Introduction
On February 24, 2026, India and France signed an amending protocol to the 1992 Double Taxation Avoidance Convention (DTAC). This protocol introduces a series of significant updates designed to modernize the bilateral tax framework, provide greater certainty for taxpayers, and stimulate the cross-border flow of investment, technology, and personnel.
The amendments focus on critical areas of international taxation, including capital gains, dividend distribution, and the definition of technical services. Notably, the protocol formally eliminates the Most-Favoured-Nation (MFN) clause and integrates provisions from the multilateral Base Erosion and Profit Shifting (BEPS) framework. These changes align the bilateral agreement with current international standards and provide a more robust mechanism for tax cooperation and collection assistance between the two nations.

Detailed Examination of Key Amendments
The amending protocol introduces specific changes to the 1992 convention that clarify jurisdictional taxing rights and modify existing tax rates.
1. Capital Gains Taxation
The protocol establishes a definitive rule regarding the sale of company shares. Full taxing rights for capital gains arising from the sale of such shares are now granted to the jurisdiction where the company is a resident. This shift is intended to provide clear guidance on which nation has the authority to tax these specific assets.
2. Revised Taxation of Dividends
The previous single tax rate of 10% on dividends has been replaced by a split-rate system. This new structure differentiates between levels of capital ownership:
5% Tax Rate: Applicable to dividend recipients holding at least 10% of the company's capital.
15% Tax Rate: Applicable to all other cases of dividend distribution.
3. Procedural and Definitional Changes
MFN Clause Deletion: The protocol formally deletes the Most-Favoured-Nation (MFN) clause.
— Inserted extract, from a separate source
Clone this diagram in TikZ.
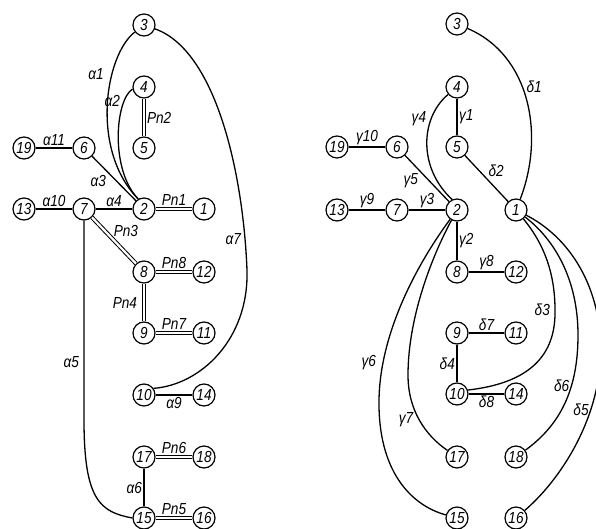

This action is intended to resolve long-standing issues and uncertainties associated with its application.
Fees for Technical Services (FTS): The definition of FTS has been modified to align with the definition used in the India-US Double Taxation Avoidance Agreement, ensuring greater consistency across India's major tax treaties.
Permanent Establishment (PE) Scope: The protocol expands the definition of 'Permanent Establishment' by specifically adding 'Service PE,' which allows for the taxation of services rendered within a jurisdiction under certain conditions.
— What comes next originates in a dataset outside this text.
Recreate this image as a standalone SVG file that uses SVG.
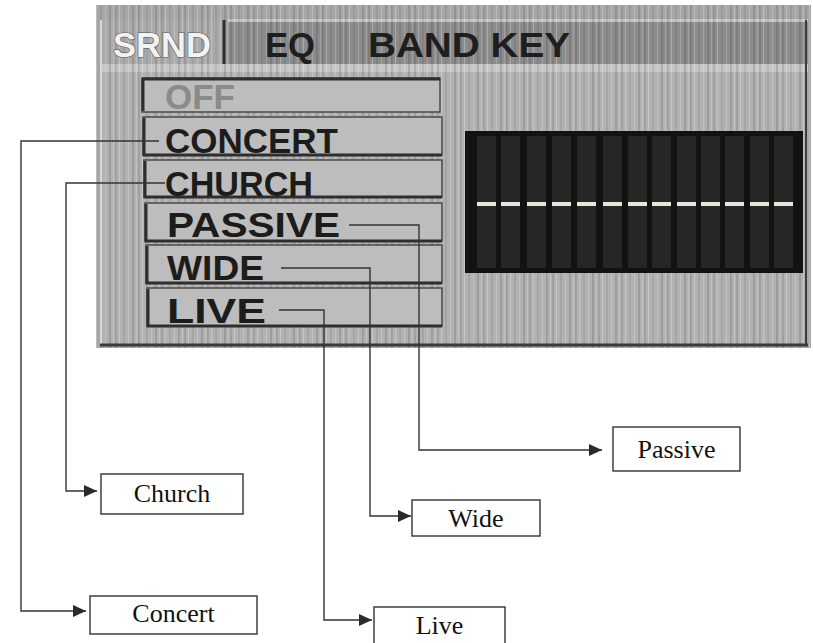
<svg xmlns="http://www.w3.org/2000/svg" width="813" height="643" viewBox="0 0 813 643">
<defs>
<style>
.btn{fill:#bdbdbd;stroke:#4a4a4a;stroke-width:1.5}
.btnedge{fill:none;stroke:#2e2e2e;stroke-width:3}
.mtxt{font-family:"Liberation Sans",Arial,sans-serif;font-weight:bold;font-size:35px;fill:#1c1c1c}
.tab{font-family:"Liberation Sans",Arial,sans-serif;font-weight:bold;font-size:35px}
.col{fill:#262626}
.dash{fill:#e6e6da}
.conn{fill:none;stroke:#333;stroke-width:1.4}
.box{fill:#fff;stroke:#333;stroke-width:1.4}
.lbl{font-family:"Liberation Serif","Times New Roman",serif;font-size:26px;fill:#111;text-anchor:middle}
</style>
<pattern id="stripes" x="0" y="0" width="23" height="10" patternUnits="userSpaceOnUse">
<rect x="0" y="0" width="2" height="10" fill="#000" opacity="0.10"/>
<rect x="4" y="0" width="1" height="10" fill="#fff" opacity="0.25"/>
<rect x="8" y="0" width="2" height="10" fill="#000" opacity="0.07"/>
<rect x="13" y="0" width="1" height="10" fill="#fff" opacity="0.2"/>
<rect x="17" y="0" width="2" height="10" fill="#000" opacity="0.12"/>
<rect x="21" y="0" width="1" height="10" fill="#fff" opacity="0.18"/>
</pattern>
<marker id="arr" viewBox="0 0 13 12" refX="13" refY="6" markerWidth="13" markerHeight="12" markerUnits="userSpaceOnUse" orient="auto">
<path d="M0,0 L13,6 L0,12 Z" fill="#2a2a2a"/>
</marker>
</defs>

<g id="screen">
<rect x="96" y="5" width="715" height="343" fill="#a6a6a6"/>
<rect x="228" y="19" width="580" height="45" fill="#8c8c8c"/>
<rect x="228" y="19" width="580" height="3" fill="#c4c4c4"/>
<rect x="100" y="19" width="124" height="47" fill="#ababab"/>
<rect x="100" y="64" width="708" height="8" fill="#c6c6c6"/>
<rect x="100" y="72" width="706" height="272" fill="#b2b2b2"/>
<rect x="96" y="5" width="715" height="343" fill="url(#stripes)"/>
<line x1="224" y1="20" x2="224" y2="64" stroke="#2e2e2e" stroke-width="3"/>
<line x1="101" y1="20" x2="101" y2="344" stroke="#d8d8d8" stroke-width="2"/>
<line x1="806" y1="20" x2="806" y2="345" stroke="#3e3e3e" stroke-width="2"/>
<line x1="100" y1="345" x2="808" y2="345" stroke="#3a3a3a" stroke-width="3"/>
<text class="tab" x="113" y="57" textLength="98" lengthAdjust="spacingAndGlyphs" fill="#f2f2f2" stroke="#555" stroke-width="1.2" paint-order="stroke">SRND</text>
<text class="tab" x="265" y="57" textLength="50" lengthAdjust="spacingAndGlyphs" fill="#1e1e1e">EQ</text>
<text class="tab" x="368" y="57" textLength="202" lengthAdjust="spacingAndGlyphs" fill="#1e1e1e">BAND KEY</text>
</g>

<g id="btn-off">
<rect class="btn" x="142" y="78" width="298" height="34"/>
<path class="btnedge" d="M143,79 V111 M142,79 H440"/>
<text class="mtxt" x="165" y="109" textLength="70" lengthAdjust="spacingAndGlyphs" style="fill:#8a8a8a">OFF</text>
</g>
<g id="btn-concert">
<rect class="btn" x="143" y="117" width="299" height="38"/>
<path class="btnedge" d="M144,118 V155 H442"/>
<text class="mtxt" x="165" y="153" textLength="173" lengthAdjust="spacingAndGlyphs">CONCERT</text>
</g>
<g id="btn-church">
<rect class="btn" x="144" y="160" width="298" height="37"/>
<path class="btnedge" d="M145,161 V197 H442"/>
<text class="mtxt" x="165" y="196" textLength="148" lengthAdjust="spacingAndGlyphs">CHURCH</text>
</g>
<g id="btn-passive">
<rect class="btn" x="145" y="203" width="297" height="38"/>
<path class="btnedge" d="M146,204 V241 H442"/>
<text class="mtxt" x="167" y="237" textLength="173" lengthAdjust="spacingAndGlyphs">PASSIVE</text>
</g>
<g id="btn-wide">
<rect class="btn" x="146" y="245" width="296" height="38"/>
<path class="btnedge" d="M147,246 V283 H442"/>
<text class="mtxt" x="167" y="280" textLength="97" lengthAdjust="spacingAndGlyphs">WIDE</text>
</g>
<g id="btn-live">
<rect class="btn" x="147" y="288" width="295" height="38"/>
<path class="btnedge" d="M148,289 V326 H442"/>
<text class="mtxt" x="167" y="323" textLength="99" lengthAdjust="spacingAndGlyphs">LIVE</text>
</g>

<g id="eq-display">
<rect x="465" y="131" width="338" height="142" fill="#121212"/>
<rect class="col" x="477" y="136" width="19" height="132"/>
<rect class="col" x="501" y="136" width="19" height="132"/>
<rect class="col" x="527" y="136" width="19" height="132"/>
<rect class="col" x="552" y="136" width="19" height="132"/>
<rect class="col" x="577" y="136" width="19" height="132"/>
<rect class="col" x="603" y="136" width="19" height="132"/>
<rect class="col" x="628" y="136" width="19" height="132"/>
<rect class="col" x="652" y="136" width="19" height="132"/>
<rect class="col" x="677" y="136" width="19" height="132"/>
<rect class="col" x="701" y="136" width="19" height="132"/>
<rect class="col" x="725" y="136" width="19" height="132"/>
<rect class="col" x="750" y="136" width="19" height="132"/>
<rect class="col" x="774" y="136" width="19" height="132"/>
<rect class="dash" x="477" y="202" width="19" height="4"/>
<rect class="dash" x="501" y="202" width="19" height="4"/>
<rect class="dash" x="527" y="202" width="19" height="4"/>
<rect class="dash" x="552" y="202" width="19" height="4"/>
<rect class="dash" x="577" y="202" width="19" height="4"/>
<rect class="dash" x="603" y="202" width="19" height="4"/>
<rect class="dash" x="628" y="202" width="19" height="4"/>
<rect class="dash" x="652" y="202" width="19" height="4"/>
<rect class="dash" x="677" y="202" width="19" height="4"/>
<rect class="dash" x="701" y="202" width="19" height="4"/>
<rect class="dash" x="725" y="202" width="19" height="4"/>
<rect class="dash" x="750" y="202" width="19" height="4"/>
<rect class="dash" x="774" y="202" width="19" height="4"/>
</g>

<g id="connectors">
<path class="conn" marker-end="url(#arr)" d="M159,141 H21 V611 H86"/>
<path class="conn" marker-end="url(#arr)" d="M165,183 H66 V491 H97"/>
<path class="conn" marker-end="url(#arr)" d="M349,225 H419 V450 H602"/>
<path class="conn" marker-end="url(#arr)" d="M281,268 H370 V516 H411"/>
<path class="conn" marker-end="url(#arr)" d="M279,310 H324 V620 H372"/>
</g>

<g id="passive">
<rect class="box" x="613" y="427" width="127" height="44"/>
<text class="lbl" x="676.5" y="458">Passive</text>
</g>
<g id="church">
<rect class="box" x="101" y="474" width="142" height="40"/>
<text class="lbl" x="172" y="502">Church</text>
</g>
<g id="wide">
<rect class="box" x="412" y="500" width="128" height="36"/>
<text class="lbl" x="476" y="527">Wide</text>
</g>
<g id="concert">
<rect class="box" x="90" y="596" width="167" height="38"/>
<text class="lbl" x="173.5" y="622">Concert</text>
</g>
<g id="live">
<rect class="box" x="374" y="607" width="131" height="40"/>
<text class="lbl" x="439.5" y="634">Live</text>
</g>
</svg>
Strategic Alignment and International Standards
The protocol significantly updates the cooperative framework between the Indian and French tax authorities to meet modern international benchmarks.
Multilateral Framework Integration
The amendments incorporate the applicable provisions of the Base Erosion and Profit Shifting (BEPS) Multilateral Instrument (MLI). While India and France had already signed and ratified the MLI, this protocol explicitly embeds those provisions within the bilateral DTAC to ensure a seamless regulatory environment.
Enhanced Tax Cooperation
The agreement introduces modern standards for administrative cooperation:
Exchange of Information: Provisions have been updated to facilitate a more efficient flow of data between tax authorities.
Assistance in Collection of Taxes: A new article has been introduced to provide mutual assistance in the actual collection of tax liabilities, strengthening the enforcement capabilities of both jurisdictions.
Conclusion and Expected Impact
The amendments to the India-France DTAC represent a comprehensive update to a decades-old agreement. By aligning definitions with other major treaties (such as the India-US DTAA) and incorporating BEPS protections, the protocol aims to reduce litigation and tax uncertainty.
The anticipated outcomes of these changes include:
Increased Bilateral Investment: Clearer rules on capital gains and dividends are expected to encourage long-term capital flows.
Enhanced Regulatory Certainty: The removal of the MFN clause and the update of technical definitions provide a more predictable legal environment for multinational corporations.
Improved Enforcement: New mechanisms for the exchange of information and assistance in tax collection will aid both governments in addressing tax evasion and ensuring compliance.